>> Start EXTRACTED RECORDS

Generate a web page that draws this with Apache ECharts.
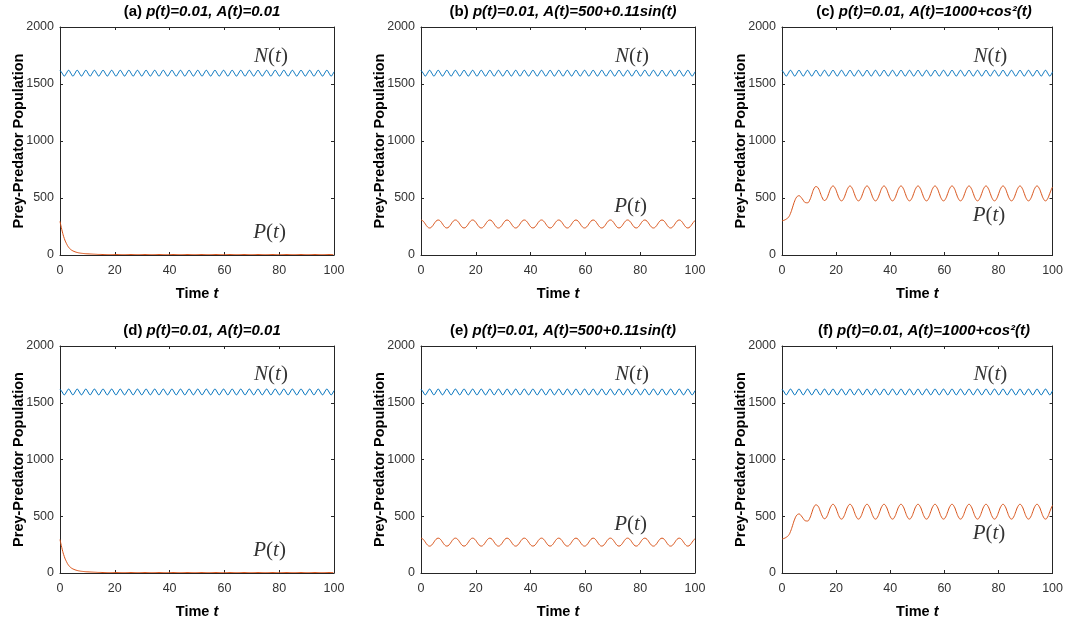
<!DOCTYPE html>
<html>
<head>
<meta charset="utf-8">
<script src="https://cdn.jsdelivr.net/npm/echarts@6/dist/echarts.min.js"></script>
<style>
html,body{margin:0;padding:0;background:#fff;}
#chart{width:1066px;height:620px;}
</style>
</head>
<body>
<div id="chart"></div>
<script>
// time samples (step ~ pi/4)
const tt = [0,0.79,1.57,2.36,3.14,3.93,4.71,5.50,6.28,7.07,7.85,8.64,9.42,10.21,11.00,11.78,
12.57,13.35,14.14,14.92,15.71,16.49,17.28,18.06,18.85,19.63,20.42,21.21,21.99,22.78,23.56,24.35,
25.13,25.92,26.70,27.49,28.27,29.06,29.85,30.63,31.42,32.20,32.99,33.77,34.56,35.34,36.13,36.91,
37.70,38.48,39.27,40.06,40.84,41.63,42.41,43.20,43.98,44.77,45.55,46.34,47.12,47.91,48.69,49.48,
50.27,51.05,51.84,52.62,53.41,54.19,54.98,55.76,56.55,57.33,58.12,58.90,59.69,60.48,61.26,62.05,
62.83,63.62,64.40,65.19,65.97,66.76,67.54,68.33,69.12,69.90,70.69,71.47,72.26,73.04,73.83,74.61,
75.40,76.18,76.97,77.75,78.54,79.33,80.11,80.90,81.68,82.47,83.25,84.04,84.82,85.61,86.39,87.18,
87.96,88.75,89.54,90.32,91.11,91.89,92.68,93.46,94.25,95.03,95.82,96.60,97.39,98.17,98.96,99.75,100];

// prey N(t) (same in all panels)
const N = [1620,1595,1570,1595,1620,1595,1570,1595,1620,1595,1570,1595,1620,1595,1570,1595,
1620,1595,1570,1595,1620,1595,1570,1595,1620,1595,1570,1595,1620,1595,1570,1595,
1620,1595,1570,1595,1620,1595,1570,1595,1620,1595,1570,1595,1620,1595,1570,1595,
1620,1595,1570,1595,1620,1595,1570,1595,1620,1595,1570,1595,1620,1595,1570,1595,
1620,1595,1570,1595,1620,1595,1570,1595,1620,1595,1570,1595,1620,1595,1570,1595,
1620,1595,1570,1595,1620,1595,1570,1595,1620,1595,1570,1595,1620,1595,1570,1595,
1620,1595,1570,1595,1620,1595,1570,1595,1620,1595,1570,1595,1620,1595,1570,1595,
1620,1595,1570,1595,1620,1595,1570,1595,1620,1595,1570,1595,1620,1595,1570,1595,1607];

// predator P(t), case A(t)=0.01
const Pa = [295,210,145,100,68,48,36,28,22,18,15,13,11,10,9,8,7,6,5,5,
4,4,4,4,4,4,4,4,4,4,4,4,
4,4,4,4,4,4,4,4,4,4,4,4,
4,4,4,4,4,4,4,4,4,4,4,4,
4,4,4,4,4,4,4,4,4,4,4,4,
4,4,4,4,4,4,4,4,4,4,4,4,
4,4,4,4,4,4,4,4,4,4,4,4,
4,4,4,4,4,4,4,4,4,4,4,4,
4,4,4,4,4,4,4,4,4,4,4,4,
4,4,4,4,4,4,4,4,4,4,4,4,4];

// predator P(t), case A(t)=500+0.11sin(t)
const Pb = [307,297,272,247,237,247,272,297,307,297,272,247,237,247,272,297,
307,297,272,247,237,247,272,297,307,297,272,247,237,247,272,297,
307,297,272,247,237,247,272,297,307,297,272,247,237,247,272,297,
307,297,272,247,237,247,272,297,307,297,272,247,237,247,272,297,
307,297,272,247,237,247,272,297,307,297,272,247,237,247,272,297,
307,297,272,247,237,247,272,297,307,297,272,247,237,247,272,297,
307,297,272,247,237,247,272,297,307,297,272,247,237,247,272,297,
307,297,272,247,237,247,272,297,307,297,272,247,237,247,272,297,302];

// predator P(t), case A(t)=1000+cos^2(t)
const Pc = [300,305,315,330,365,420,475,510,520,505,480,460,458,480,530,580,600,588,545,500,478,
494,540,586,
605,586,540,494,475,494,540,586,605,586,540,494,475,494,540,586,
605,586,540,494,475,494,540,586,605,586,540,494,475,494,540,586,
605,586,540,494,475,494,540,586,605,586,540,494,475,494,540,586,
605,586,540,494,475,494,540,586,605,586,540,494,475,494,540,586,
605,586,540,494,475,494,540,586,605,586,540,494,475,494,540,586,
605,586,540,494,475,494,540,586,605,586,540,494,475,494,540,586,
605,586,540,494,475,494,540,586,596];

const xTicks = [0,20,40,60,80,100];
const yTicks = [0,500,1000,1500,2000];
const panelLetters = ['(a)','(b)','(c)','(d)','(e)','(f)'];
const panelFormulas = ['p(t)=0.01, A(t)=0.01','p(t)=0.01, A(t)=500+0.11sin(t)','p(t)=0.01, A(t)=1000+cos\u00B2(t)',
                       'p(t)=0.01, A(t)=0.01','p(t)=0.01, A(t)=500+0.11sin(t)','p(t)=0.01, A(t)=1000+cos\u00B2(t)'];
const predatorSeries = [Pa, Pb, Pc, Pa, Pb, Pc];
// annotation anchor points [t, value] for labels N(t) and P(t)
const labelN = [[77,1745],[77,1745],[77,1745],[77,1745],[77,1745],[77,1745]];
const labelP = [[76.5,195],[76.5,425],[76.5,345],[76.5,195],[76.5,425],[76.5,345]];

const lefts = [60, 421, 782];
const tops = [27, 346];
const W = 274, H = 228;
const axisCol = '#262626';
const blue = '#0072BD', red = '#D95319';
const sans = '"Liberation Sans", Arial, Helvetica, sans-serif';
const serif = '"Liberation Serif", "DejaVu Serif", serif';

const grid = [], xAxis = [], yAxis = [], series = [], title = [];
for (let i = 0; i < 6; i++) {
  const col = i % 3, row = Math.floor(i / 3);
  grid.push({left: lefts[col], top: tops[row], width: W, height: H});
  title.push({
    text: '{b|' + panelLetters[i] + ' }{bi|' + panelFormulas[i] + '}',
    left: lefts[col] + W / 2, top: tops[row] - 28, textAlign: 'center',
    textStyle: {rich: {
      b: {fontFamily: sans, fontWeight: 'bold', fontSize: 15, color: '#000'},
      bi: {fontFamily: sans, fontWeight: 'bold', fontStyle: 'italic', fontSize: 15, color: '#000'}
    }}
  });
  const common = {
    axisLine: {show: true, onZero: false, lineStyle: {color: axisCol, width: 1}},
    axisTick: {show: true, inside: true, length: 3, lineStyle: {color: axisCol}},
    splitLine: {show: false}
  };
  xAxis.push(Object.assign({
    type: 'value', gridIndex: i, min: xTicks[0], max: xTicks[xTicks.length - 1], interval: 20, position: 'bottom',
    axisLabel: {color: '#333', fontSize: 12.5, fontFamily: sans, margin: 9, formatter: v => String(v)},
    name: '{b|Time }{bi|t}', nameLocation: 'middle', nameGap: 31,
    nameTextStyle: {rich: {
      b: {fontFamily: sans, fontWeight: 'bold', fontSize: 14.5, color: '#000'},
      bi: {fontFamily: sans, fontWeight: 'bold', fontStyle: 'italic', fontSize: 14.5, color: '#000'}
    }}
  }, common));
  xAxis.push(Object.assign({
    type: 'value', gridIndex: i, min: xTicks[0], max: xTicks[xTicks.length - 1], interval: 20, position: 'top',
    axisLabel: {show: false}
  }, common));
  yAxis.push(Object.assign({
    type: 'value', gridIndex: i, min: yTicks[0], max: yTicks[yTicks.length - 1], interval: 500, position: 'left',
    axisLabel: {color: '#333', fontSize: 12.5, fontFamily: sans, margin: 6, formatter: v => String(v)},
    name: 'Prey-Predator Population', nameLocation: 'middle', nameGap: 34, nameMoveOverlap: false,
    nameTextStyle: {fontFamily: sans, fontWeight: 'bold', fontSize: 14.5, color: '#000'}
  }, common));
  yAxis.push(Object.assign({
    type: 'value', gridIndex: i, min: yTicks[0], max: yTicks[yTicks.length - 1], interval: 500, position: 'right',
    axisLabel: {show: false}
  }, common));
  series.push({
    type: 'line', xAxisIndex: 2 * i, yAxisIndex: 2 * i, showSymbol: false, smooth: true,
    lineStyle: {color: blue, width: 1}, itemStyle: {color: blue},
    data: tt.map((t, k) => [t, N[k]])
  });
  const P = predatorSeries[i];
  series.push({
    type: 'line', xAxisIndex: 2 * i, yAxisIndex: 2 * i, showSymbol: false, smooth: true,
    lineStyle: {color: red, width: 1}, itemStyle: {color: red},
    data: tt.map((t, k) => [t, P[k]])
  });
  const rich = {
    it: {fontFamily: serif, fontStyle: 'italic', fontSize: 21, color: '#000'},
    rm: {fontFamily: serif, fontSize: 21, color: '#000'}
  };
  series.push({
    type: 'scatter', xAxisIndex: 2 * i, yAxisIndex: 2 * i, symbolSize: 0, silent: true,
    data: [
      {value: labelN[i], label: {show: true, position: 'inside', formatter: '{it|N}{rm|(}{it|t}{rm|)}', rich: rich}},
      {value: labelP[i], label: {show: true, position: 'inside', formatter: '{it|P}{rm|(}{it|t}{rm|)}', rich: rich}}
    ]
  });
}

const chart = echarts.init(document.getElementById('chart'), null, {renderer: 'canvas'});
chart.setOption({animation: false, backgroundColor: '#fff', title, grid, xAxis, yAxis, series});
</script>
</body>
</html>
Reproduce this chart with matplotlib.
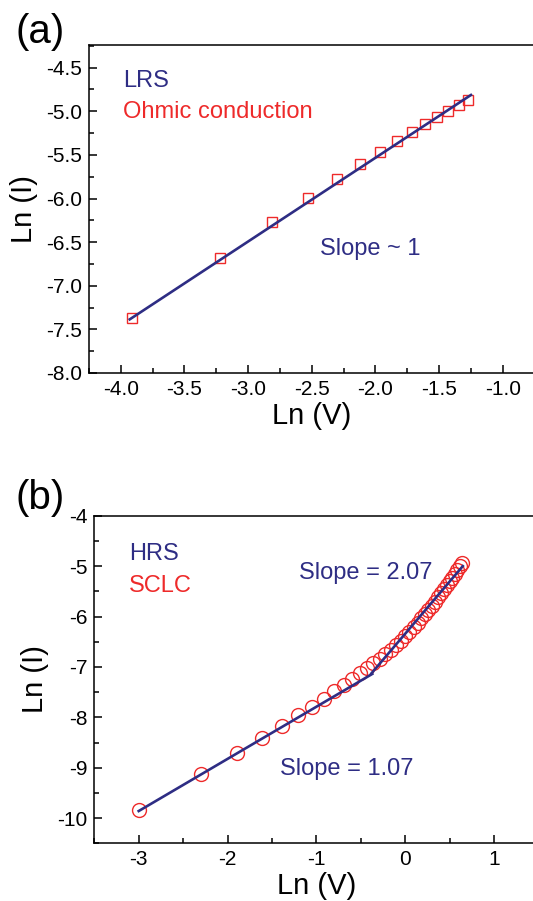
import matplotlib
matplotlib.use('Agg')
import matplotlib.pyplot as plt
from matplotlib.ticker import MultipleLocator

plt.rcParams['font.family'] = ['Liberation Sans', 'DejaVu Sans']
plt.rcParams['axes.unicode_minus'] = False

navy = '#2E2D84'
red = '#EE2A2A'

# (a) LRS, ohmic
lrs_lnv = [-3.912, -3.219, -2.813, -2.526, -2.303, -2.120, -1.966,
           -1.833, -1.715, -1.609, -1.514, -1.427, -1.347, -1.273]
lrs_lni = [-7.367, -6.686, -6.273, -5.998, -5.780, -5.608, -5.467,
           -5.341, -5.241, -5.146, -5.065, -4.993, -4.931, -4.874]
lrs_fit_x = [-3.93, -1.25]
lrs_fit_y = [-7.385, -4.813]

# (b) HRS, SCLC
hrs_lnv = [-2.996, -2.303, -1.897, -1.609, -1.386, -1.204, -1.050, -0.916,
           -0.799, -0.693, -0.598, -0.511, -0.431, -0.357, -0.288, -0.223,
           -0.163, -0.105, -0.051, 0.000, 0.049, 0.095, 0.140, 0.182,
           0.223, 0.262, 0.300, 0.336, 0.372, 0.405, 0.438, 0.470,
           0.501, 0.531, 0.560, 0.588, 0.615, 0.642]
hrs_lni = [-9.840, -9.125, -8.714, -8.405, -8.173, -7.960, -7.790, -7.631,
           -7.485, -7.365, -7.246, -7.127, -7.016, -6.930, -6.840, -6.749,
           -6.659, -6.567, -6.477, -6.388, -6.299, -6.212, -6.123, -6.038,
           -5.953, -5.869, -5.785, -5.704, -5.620, -5.542, -5.462, -5.383,
           -5.305, -5.229, -5.153, -5.079, -5.006, -4.940]
fit1_x = [-3.0, -0.37]
fit1_y = [-9.86, -7.14]
fit2_x = [-0.38, 0.65]
fit2_y = [-7.13, -5.0]

W, H = 533, 901
fig = plt.figure(figsize=(W / 100, H / 100), dpi=100)

ax1 = fig.add_axes([89 / W, 1 - 373 / H, 445.6 / W, 328 / H])
ax2 = fig.add_axes([94.3 / W, 1 - 843.3 / H, 444 / W, 327.6 / H])

for ax in (ax1, ax2):
    for s in ax.spines.values():
        s.set_linewidth(1.1)
    ax.tick_params(which='both', direction='in', width=1.1, labelsize=15, pad=5)
    ax.tick_params(which='major', length=6)
    ax.tick_params(which='minor', length=3.5)

ax1.plot(lrs_fit_x, lrs_fit_y, color=navy, lw=1.9, zorder=3)
ax1.plot(lrs_lnv, lrs_lni, 's', ms=6.5, mfc='none', mec=red, mew=1.0, zorder=2)
ax1.set_xlim(-4.25, -0.75)
ax1.set_ylim(-8.0, -4.24)
ax1.xaxis.set_major_locator(MultipleLocator(0.5))
ax1.xaxis.set_minor_locator(MultipleLocator(0.25))
ax1.yaxis.set_major_locator(MultipleLocator(0.5))
ax1.yaxis.set_minor_locator(MultipleLocator(0.25))
ax1.xaxis.set_major_formatter(lambda v, p: f'{v:.1f}')
ax1.yaxis.set_major_formatter(lambda v, p: f'{v:.1f}')
ax1.set_xlabel('Ln (V)', fontsize=21, labelpad=2)
ax1.set_ylabel('Ln (I)', fontsize=21, labelpad=6)
ax1.text(-3.98, -4.65, 'LRS', color=navy, fontsize=17, va='center')
ax1.text(-3.98, -5.01, 'Ohmic conduction', color=red, fontsize=17, va='center')
ax1.text(-2.433, -6.58, 'Slope ~ 1', color=navy, fontsize=17, va='center')

ax2.plot(hrs_lnv, hrs_lni, 'o', ms=10, mfc='none', mec=red, mew=1.0, zorder=2)
ax2.plot(fit1_x, fit1_y, color=navy, lw=1.9, zorder=3)
ax2.plot(fit2_x, fit2_y, color=navy, lw=1.9, zorder=3)
ax2.set_xlim(-3.5, 1.5)
ax2.set_ylim(-10.5, -4)
ax2.xaxis.set_major_locator(MultipleLocator(1))
ax2.xaxis.set_minor_locator(MultipleLocator(0.5))
ax2.yaxis.set_major_locator(MultipleLocator(1))
ax2.yaxis.set_minor_locator(MultipleLocator(0.5))
ax2.set_xlabel('Ln (V)', fontsize=21, labelpad=2)
ax2.set_ylabel('Ln (I)', fontsize=21, labelpad=6)
ax2.text(-3.11, -4.76, 'HRS', color=navy, fontsize=17, va='center')
ax2.text(-3.11, -5.395, 'SCLC', color=red, fontsize=17, va='center')
ax2.text(-1.19, -5.13, 'Slope = 2.07', color=navy, fontsize=17, va='center')
ax2.text(-1.409, -9.02, 'Slope = 1.07', color=navy, fontsize=17, va='center')

fig.text(15 / W, 1 - 32 / H, '(a)', fontsize=29, va='center', ha='left')
fig.text(15 / W, 1 - 498 / H, '(b)', fontsize=29, va='center', ha='left')

fig.savefig('out.png', dpi=100)
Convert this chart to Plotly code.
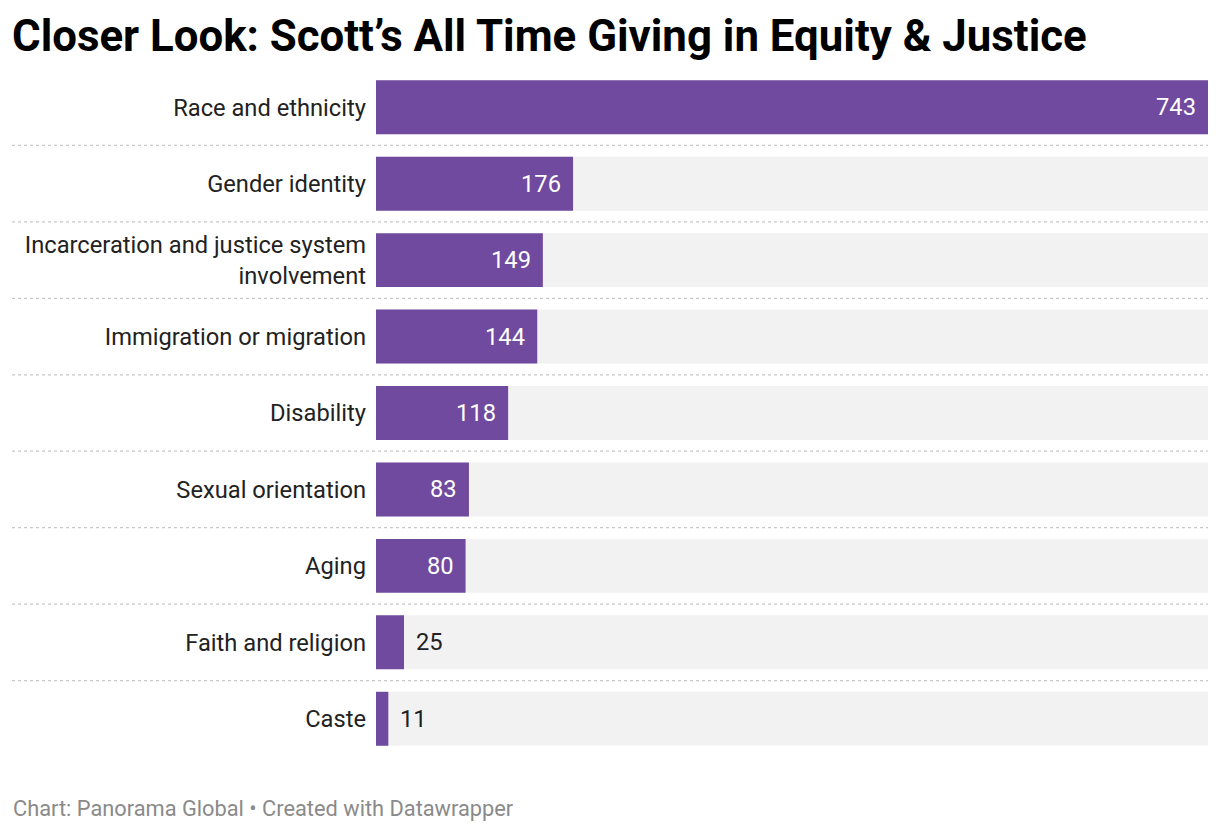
import plotly.graph_objects as go

categories = [
    "Race and ethnicity",
    "Gender identity",
    "Incarceration and justice system<br>involvement",
    "Immigration or migration",
    "Disability",
    "Sexual orientation",
    "Aging",
    "Faith and religion",
    "Caste",
]
values = [743, 176, 149, 144, 118, 83, 80, 25, 11]

# page has an 8px body margin, so the figure is drawn 8px smaller
OFF = 8
W, H = 1220 - OFF, 832 - OFF
BAR = "#6f4a9e"
BG = "#f2f2f2"
max_v = max(values)
inside_threshold = 50

fig = go.Figure()
fig.add_trace(go.Bar(
    y=categories, x=[max_v] * len(values), orientation="h",
    marker=dict(color=BG, line=dict(width=0)), width=0.706,
    hoverinfo="skip", showlegend=False,
))
fig.add_trace(go.Bar(
    y=categories, x=values, orientation="h",
    marker=dict(color=BAR, line=dict(width=0)), width=0.706,
    showlegend=False,
))

for c, v in zip(categories, values):
    inside = v >= inside_threshold
    fig.add_annotation(
        x=v, y=c, xref="x", yref="y", text=str(v), showarrow=False,
        xanchor="right" if inside else "left", xshift=-10 if inside else 10,
        font=dict(family="Roboto", size=23.7, color="white" if inside else "#222222"),
    )

l, r, t, b = 376 - OFF, 12, 61, 75
plot_w = W - l - r
plot_h = H - t - b
for i in range(len(categories) - 1):
    fig.add_shape(
        type="line", xref="paper", yref="y",
        x0=(12 - OFF - l) / plot_w, x1=1.0, y0=i + 0.5, y1=i + 0.5,
        line=dict(color="#c8c8c8", width=1.2, dash="dot"),
    )

fig.add_annotation(
    text="Closer Look: Scott’s All Time Giving in Equity &amp; Justice",
    xref="paper", yref="paper", x=(10 - OFF - l) / plot_w, y=1 + (t - (36 - OFF)) / plot_h,
    xanchor="left", yanchor="middle", showarrow=False,
    font=dict(family="Roboto", size=43.8, color="#000000", weight="bold"),
)
fig.add_annotation(
    text="Chart: Panorama Global • Created with Datawrapper",
    xref="paper", yref="paper", x=(11 - OFF - l) / plot_w, y=-((808 - OFF) - (H - b)) / plot_h,
    xanchor="left", yanchor="middle", showarrow=False,
    font=dict(family="Roboto", size=21.8, color="#8a8a8a"),
)

fig.update_layout(
    width=W, height=H, barmode="overlay",
    margin=dict(l=l, r=r, t=t, b=b),
    paper_bgcolor="white", plot_bgcolor="white",
    font=dict(family="Roboto", color="#222222"),
    xaxis=dict(range=[0, max_v], visible=False, fixedrange=True),
    yaxis=dict(
        autorange="reversed", showgrid=False, zeroline=False, showline=False,
        ticks="", ticklabelstandoff=9,
        tickfont=dict(family="Roboto", size=23.7, color="#222222"),
    ),
)

fig.write_html("out.html")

>> End EXTRACTED RECORDS

Keep to the lines between the line with "Reproduce this chart with matplotlib." and the line with "red = '#EE2A2A'", inclusive, and transcribe them without pictures.

Reproduce this chart with matplotlib.
import matplotlib
matplotlib.use('Agg')
import matplotlib.pyplot as plt
from matplotlib.ticker import MultipleLocator

plt.rcParams['font.family'] = ['Liberation Sans', 'DejaVu Sans']
plt.rcParams['axes.unicode_minus'] = False

navy = '#2E2D84'
red = '#EE2A2A'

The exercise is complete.